Yoram Singer – Professor, Princeton University

Thu, 28-Jan-2021 / 4:30pm / Zoom: https://stanford.zoom.us/meeting/register/tJckfuCurzkvEtKKOBvDCrPv3McapgP6HygJ

Talk

Abstract

We study the complexity of the entire regularization path for least squares regression with 1-norm penalty, known as the Lasso. Every regression parameter in the Lasso changes linearly as a function of the regularization value. The number of changes is regarded as the Lasso’s complexity. Experimental results using exact path following exhibit polynomial complexity of the Lasso in the problem size. Alas, the path complexity of the Lasso on artificially designed regression problems is exponential. We use smoothed analysis as a mechanism for bridging the gap between worst case settings and the de facto low complexity. Our analysis assumes that the observed data has a tiny amount of intrinsic noise. We then prove that the Lasso’s complexity is polynomial in the problem size. While building upon the seminal work of Spielman and Teng on smoothed complexity, our analysis is morally different as it is divorced from specific path following algorithms. We verify the validity of our analysis in experiments with both worst case settings and real datasets. The empirical results we obtain closely match our analysis.
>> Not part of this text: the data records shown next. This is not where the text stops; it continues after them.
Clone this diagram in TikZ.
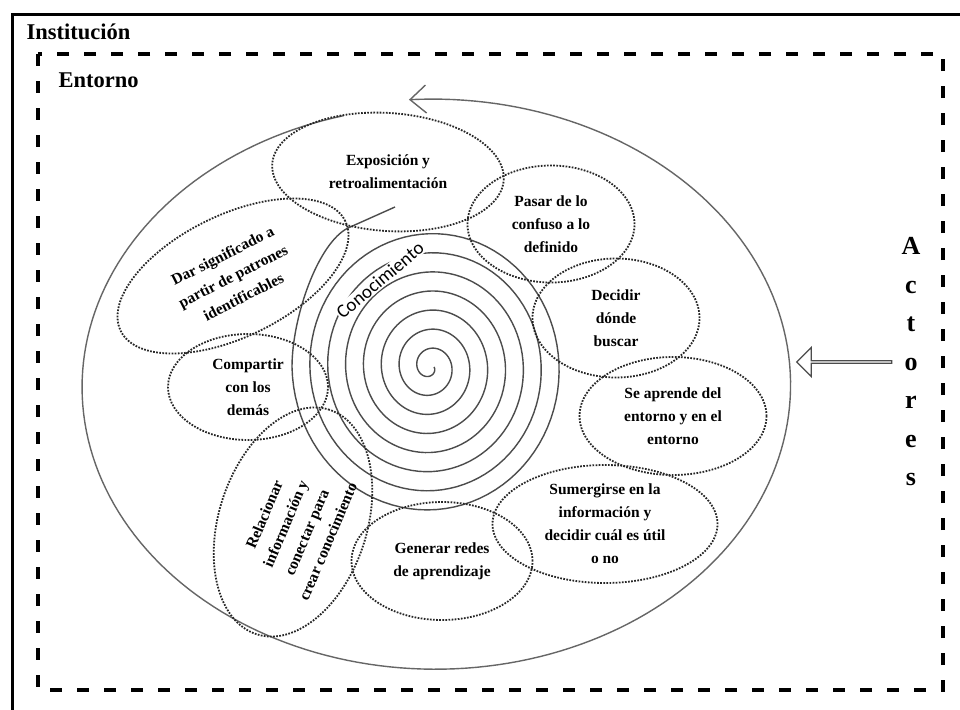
\documentclass[tikz,border=0pt]{standalone}
\usepackage{fontspec}
\setmainfont{Liberation Serif}
\newfontfamily\spiralfont{Carlito}
\usetikzlibrary{positioning,shapes.geometric,shapes.arrows,arrows.meta}

\tikzset{
  bubble/.style={ellipse, draw=black!85, dash pattern=on 1.7pt off 1.4pt, line width=1.8pt, inner sep=0pt},
  blurb/.style={font=\fontsize{15.5}{23}\selectfont\bfseries, align=center, text=black},
  ring/.style={draw=black!70, line width=1.4pt},
  heading/.style={anchor=base west, font=\fontsize{22.5}{26}\selectfont\bfseries},
}

\begin{document}
\begin{tikzpicture}[x=1pt, y=-1pt]
\useasboundingbox (0,0) rectangle (960,709);
\fill[white] (0,0) rectangle (960,709);

% marcos
\draw[line width=3pt] (12,15) rectangle (990,740);
\node[heading] (inst) at (23,40) {Institución};
\draw[line width=3.5pt, dash pattern=on 12pt off 15pt] (38,54) rectangle (943,690);
\node[heading] (ent) at (55,87) {Entorno};

% espiral exterior
\draw[ring, draw=black!60, -{Straight Barb[length=16pt,width=28pt]}]
  plot[domain=0:349, samples=200]
  ({434+359*(0.975+0.025*\x/349)*cos(255-\x)}, {386+287*(0.975+0.025*\x/349)*sin(255-\x)});

% espiral central
\draw[ring]
  plot[domain=0:2700, samples=700]
  ({430+(4+\x/2700*134)*cos(\x)}, {367+1.07*(4+\x/2700*134)*sin(\x)})
  .. controls +(0,-50) and +(-30,15) .. (348,228) -- (395,207);
\node[font=\spiralfont\fontsize{19}{20}\selectfont, rotate=40, inner sep=1pt, fill=white] (conoc) at (380,280) {Conocimiento};

% burbujas
\node[bubble, minimum width=232, minimum height=118, rotate=-4] (expo) at (388,172) {};
\node[blurb] at (expo) {Exposición y\\retroalimentación};
\node[bubble, minimum width=167, minimum height=117] (pasar) at (551,224) {};
\node[blurb] at (pasar) {Pasar de lo\\confuso a lo\\definido};
\node[bubble, minimum width=167, minimum height=119] (donde) at (616,318) {};
\node[blurb] at (donde) {Decidir\\dónde\\buscar};
\node[bubble, minimum width=187, minimum height=118] (aprende) at (673,416) {};
\node[blurb] at (aprende) {Se aprende del\\entorno y en el\\entorno};
\node[bubble, minimum width=225, minimum height=118] (sumergir) at (605,524) {};
\node[blurb] at (sumergir) {Sumergirse en la\\información y\\decidir cuál es útil\\o no};
\node[bubble, minimum width=181, minimum height=118] (redes) at (442,561) {};
\node[blurb] at (redes) {Generar redes\\de aprendizaje};
\node[bubble, minimum width=236, minimum height=148, rotate=72] (relac) at (293,522) {};
\node[blurb, rotate=67] at (296,528) {Relacionar\\información y\\conectar para\\crear conocimiento};
\node[bubble, minimum width=160, minimum height=106] (compartir) at (248,387) {};
\node[blurb] at (compartir) {Compartir\\con los\\demás};
\node[bubble, minimum width=250, minimum height=122, rotate=26] (dar) at (233,276) {};
\node[blurb, rotate=27] at (dar) {Dar significado a\\partir de patrones\\identificables};

% actores
\node[font=\fontsize{26}{38.5}\selectfont\bfseries, align=center, inner sep=0pt] (actores) at (911,362) {A\\c\\t\\o\\r\\e\\s};
\node[single arrow, draw=black!70, line width=1.3pt, shape border rotate=180,
  minimum height=95pt, minimum width=29pt, single arrow head extend=7pt,
  single arrow tip angle=90, inner sep=0pt, left=9pt of actores] (flecha) {};
\end{tikzpicture}
\end{document}
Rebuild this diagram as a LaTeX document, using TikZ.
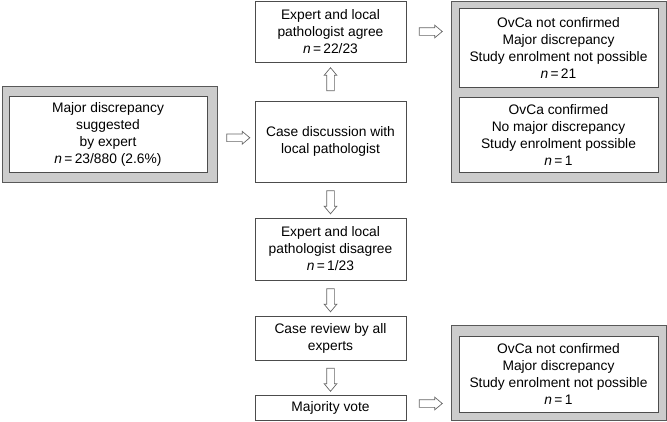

Joint work with Prof. Yuanzhi Li (CMU).

Bio

Yoram Singer is a professor of Computer Science at Princeton University. He obtained his BSc and MSc from the Technion and PhD from the Hebrew University. He was a member of the technical staff at AT&T Research 1995-1999, an associate professor of Computer Science at the Hebrew University 1999-2007, and a Principal Scientist at Google 2005-2019. At Google he implemented and launched Google’s Domain Spam classifier used for all search queries 2004-2017, co-founded the Sibyl system which which served YouTube multiple prediction tasks 2008-2018, and founded the Principles Of Effective Machine-learning group as well as Google’s AI Lab at Princeton. He co-chaired COLT’04 and NIPS’04. He is a fellow of AAAI. His work on error correcting output code for machine learning received the Test of Time Award. With his former PhD students he received several best paper awards. Prior to pursuing a PhD he served at unit 8200 of IDF and retired from service at the rank of a captain. He was a member of a 12 people team from the unit which received Israel Security Award given by the President of Israel.